# What you need to do:
Collect all lines from the listing that include the string "React".
■ ■ ■ ■ ■
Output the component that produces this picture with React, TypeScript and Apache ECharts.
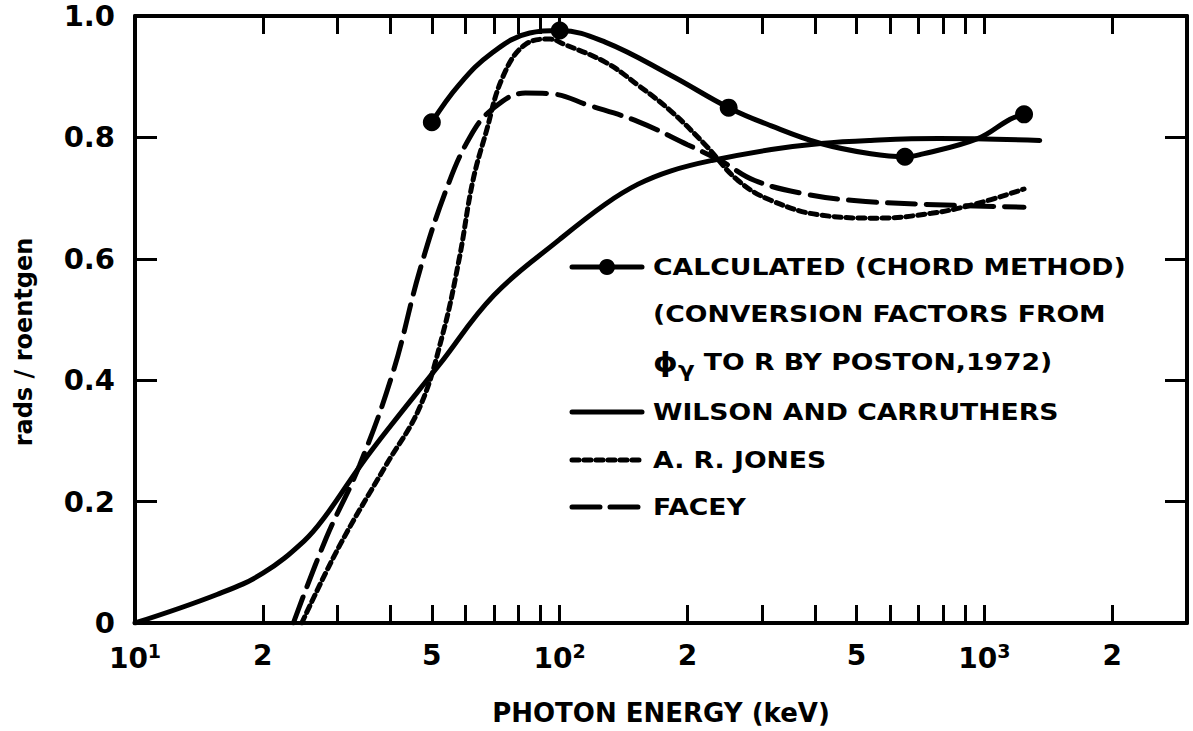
import React, { useEffect, useRef } from "react";
import * as echarts from "echarts";

// ---- data (photon energy in keV, rads/roentgen) ----
const wilsonE = [10, 15.6, 20, 25, 28, 34, 40, 52, 70, 100, 128, 153, 183, 228, 315, 412, 540, 780, 1350];
const wilsonV = [0, 0.047, 0.082, 0.135, 0.175, 0.26, 0.325, 0.425, 0.54, 0.632, 0.69, 0.723, 0.745, 0.762, 0.78, 0.79, 0.795, 0.798, 0.795];

const jonesE = [24.7, 30.3, 39, 46.8, 53, 58, 62.4, 67, 73.5, 83, 95, 102, 128, 153, 183, 220, 263, 315, 412, 560, 750, 950, 1240];
const jonesV = [0, 0.127, 0.26, 0.355, 0.475, 0.6, 0.727, 0.807, 0.9, 0.953, 0.962, 0.954, 0.924, 0.886, 0.843, 0.788, 0.729, 0.696, 0.672, 0.667, 0.675, 0.69, 0.715];

const faceyE = [23.6, 28.2, 33.8, 40.5, 46.8, 54, 61.4, 69.5, 83, 95, 117, 153, 200, 240, 288, 377, 493, 708, 1240];
const faceyV = [0, 0.14, 0.26, 0.413, 0.58, 0.713, 0.8, 0.847, 0.873, 0.872, 0.853, 0.826, 0.788, 0.761, 0.729, 0.707, 0.696, 0.69, 0.685];

const calcCurveE = [50, 58, 69.5, 85, 100, 128, 183, 250, 315, 412, 540, 650, 708, 964, 1150, 1240];
const calcCurveV = [0.825, 0.887, 0.94, 0.972, 0.976, 0.957, 0.902, 0.849, 0.819, 0.79, 0.773, 0.768, 0.772, 0.798, 0.83, 0.838];
const calcDotE = [50, 100, 250, 650, 1240];
const calcDotV = [0.825, 0.976, 0.849, 0.768, 0.838];

// ---- axis ticks and labels ----
const xMin = 10;
const xMax = 3000;
const xTickValues = [10, 20, 30, 40, 50, 60, 70, 80, 90, 100, 200, 300, 400, 500, 600, 700, 800, 900, 1000, 2000];
const xLabelValues = [10, 20, 50, 100, 200, 500, 1000, 2000];
const xLabelTexts = ["10^1", "2", "5", "10^2", "2", "5", "10^3", "2"];
const yTickValues = [0, 0.2, 0.4, 0.6, 0.8, 1.0];
const yLabelTexts = ["0", "0.2", "0.4", "0.6", "0.8", "1.0"];

const legendRows = [
  { kind: "dot", text: "CALCULATED (CHORD METHOD)" },
  { kind: "none", text: "(CONVERSION FACTORS FROM" },
  { kind: "phi", text: " TO R BY POSTON,1972)" },
  { kind: "solid", text: "WILSON AND CARRUTHERS" },
  { kind: "dotted", text: "A. R. JONES" },
  { kind: "dashed", text: "FACEY" },
];

const FONT = "DejaVu Sans";
const pair = (xs: number[], ys: number[]) => xs.map((x, i) => [x, ys[i]]);

export default function App() {
  const ref = useRef<HTMLDivElement>(null);
  useEffect(() => {
    if (!ref.current) return;
    const chart = echarts.init(ref.current, null, { renderer: "svg" });

    const logMin = Math.log10(xMin);
    const logMax = Math.log10(xMax);
    const tickPos = xTickValues.map((v) => Math.log10(v));
    const labelPos = xLabelValues.map((v) => Math.log10(v));

    const fmtX = (val: number) => {
      let best = 0;
      let bd = Infinity;
      labelPos.forEach((p, i) => {
        const d = Math.abs(p - val);
        if (d < bd) { bd = d; best = i; }
      });
      const t = xLabelTexts[best];
      if (t.indexOf("^") >= 0) {
        const [b, s] = t.split("^");
        return `{b|${b}}{s|${s}}`;
      }
      return `{b|${t}}`;
    };

    const axisLine = { show: true, lineStyle: { color: "#000", width: 4 } };
    const tickStyle = { color: "#000", width: 3 };

    const legendX1 = 572;
    const legendX2 = 642;
    const textX = 653;
    const textScale = 1.16;
    const rowY = [267, 314, 362, 412, 460, 507];
    const graphics: any[] = [];
    legendRows.forEach((r, i) => {
      const y = rowY[i];
      if (r.kind === "dot" || r.kind === "solid" || r.kind === "dotted" || r.kind === "dashed") {
        graphics.push({
          type: "line",
          shape: { x1: legendX1, y1: y, x2: legendX2, y2: y },
          style: {
            stroke: "#000",
            lineWidth: 5,
            lineCap: "round",
            lineDash: r.kind === "dotted" ? [7, 5] : r.kind === "dashed" ? [28, 10] : null,
          },
        });
      }
      if (r.kind === "dot") {
        graphics.push({ type: "circle", shape: { cx: (legendX1 + legendX2) / 2, cy: y, r: 8 }, style: { fill: "#000" } });
      }
      if (r.kind === "phi") {
        graphics.push({
          type: "text",
          x: textX,
          y,
          scaleX: textScale,
          style: {
            text: `{p|ϕ}{g|γ}{t|${r.text}}`,
            verticalAlign: "middle",
            rich: {
              p: { fontFamily: FONT, fontWeight: "bold", fontSize: 27, fill: "#000" },
              g: { fontFamily: FONT, fontWeight: "bold", fontSize: 21, fill: "#000", padding: [16, 0, 0, 0] },
              t: { fontFamily: FONT, fontWeight: "bold", fontSize: 23, fill: "#000" },
            },
          },
        });
      } else {
        graphics.push({
          type: "text",
          x: textX,
          y,
          scaleX: textScale,
          style: {
            text: r.text,
            fontFamily: FONT,
            fontWeight: "bold",
            fontSize: 23,
            fill: "#000",
            verticalAlign: "middle",
          },
        });
      }
    });

    // y axis title, rotated
    graphics.push({
      type: "text",
      x: 24,
      y: 342,
      rotation: Math.PI / 2,
      style: {
        text: "rads / roentgen",
        fontFamily: FONT,
        fontWeight: "bold",
        fontSize: 24,
        fill: "#000",
        align: "center",
        verticalAlign: "middle",
      },
    });

    chart.setOption({
      animation: false,
      backgroundColor: "#fff",
      grid: { left: 135, right: 6, top: 16, bottom: 104 },
      xAxis: [
        { type: "log", logBase: 10, min: xMin, max: xMax, show: false },
        {
          type: "value",
          min: logMin,
          max: logMax,
          position: "bottom",
          name: "PHOTON ENERGY (keV)",
          nameLocation: "middle",
          nameGap: 77,
          nameTextStyle: { fontFamily: FONT, fontWeight: "bold", fontSize: 26, color: "#000" },
          axisLine,
          axisTick: { show: true, inside: true, length: 18, lineStyle: tickStyle, customValues: tickPos },
          axisLabel: {
            show: true,
            margin: 18,
            customValues: labelPos,
            formatter: fmtX,
            rich: {
              b: { fontFamily: FONT, fontWeight: "bold", fontSize: 28, color: "#000" },
              s: { fontFamily: FONT, fontWeight: "bold", fontSize: 19, color: "#000", padding: [0, 0, 15, 0] },
            },
          },
          splitLine: { show: false },
        },
        {
          type: "value",
          min: logMin,
          max: logMax,
          position: "top",
          axisLine,
          axisTick: { show: true, inside: true, length: 18, lineStyle: tickStyle, customValues: tickPos },
          axisLabel: { show: false },
          splitLine: { show: false },
        },
      ],
      yAxis: [
        {
          type: "value",
          min: 0,
          max: 1,
          interval: 0.2,
          position: "left",
          axisLine,
          axisTick: { show: true, inside: true, length: 22, lineStyle: tickStyle },
          axisLabel: {
            margin: 20,
            fontFamily: FONT,
            fontWeight: "bold",
            fontSize: 29,
            lineHeight: 28,
            color: "#000",
            formatter: (v: number) => {
              const i = yTickValues.findIndex((t) => Math.abs(t - v) < 1e-6);
              return i >= 0 ? yLabelTexts[i] : "";
            },
          },
          splitLine: { show: false },
        },
        {
          type: "value",
          min: 0,
          max: 1,
          interval: 0.2,
          position: "right",
          axisLine,
          axisTick: { show: true, inside: true, length: 22, lineStyle: tickStyle },
          axisLabel: { show: false },
          splitLine: { show: false },
        },
      ],
      series: [
        {
          name: "WILSON AND CARRUTHERS",
          type: "line",
          xAxisIndex: 0,
          yAxisIndex: 0,
          data: pair(wilsonE, wilsonV),
          smooth: 0.4,
          showSymbol: false,
          lineStyle: { color: "#000", width: 5, cap: "round" },
        },
        {
          name: "A. R. JONES",
          type: "line",
          xAxisIndex: 0,
          yAxisIndex: 0,
          data: pair(jonesE, jonesV),
          smooth: 0.4,
          showSymbol: false,
          lineStyle: { color: "#000", width: 5, type: [7, 5], cap: "round" },
        },
        {
          name: "FACEY",
          type: "line",
          xAxisIndex: 0,
          yAxisIndex: 0,
          data: pair(faceyE, faceyV),
          smooth: 0.4,
          showSymbol: false,
          lineStyle: { color: "#000", width: 5, type: [28, 11], cap: "round" },
        },
        {
          name: "CALCULATED (CHORD METHOD)",
          type: "line",
          xAxisIndex: 0,
          yAxisIndex: 0,
          data: pair(calcCurveE, calcCurveV),
          smooth: 0.4,
          showSymbol: false,
          lineStyle: { color: "#000", width: 5, cap: "round" },
        },
        {
          name: "CALCULATED points",
          type: "scatter",
          xAxisIndex: 0,
          yAxisIndex: 0,
          z: 5,
          data: pair(calcDotE, calcDotV),
          symbol: "circle",
          symbolSize: 18,
          itemStyle: { color: "#000", opacity: 1 },
        },
      ],
      graphic: graphics,
    });

    return () => chart.dispose();
  }, []);

  return (
    <div
      ref={ref}
      style={{ position: "fixed", left: 0, top: 0, width: 1193, height: 731, background: "#fff" }}
    />
  );
}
■ ■ ■ ■ ■
# Answer for this exercise:
Output the component that produces this picture with React, TypeScript and Apache ECharts.
import React, { useEffect, useRef } from "react";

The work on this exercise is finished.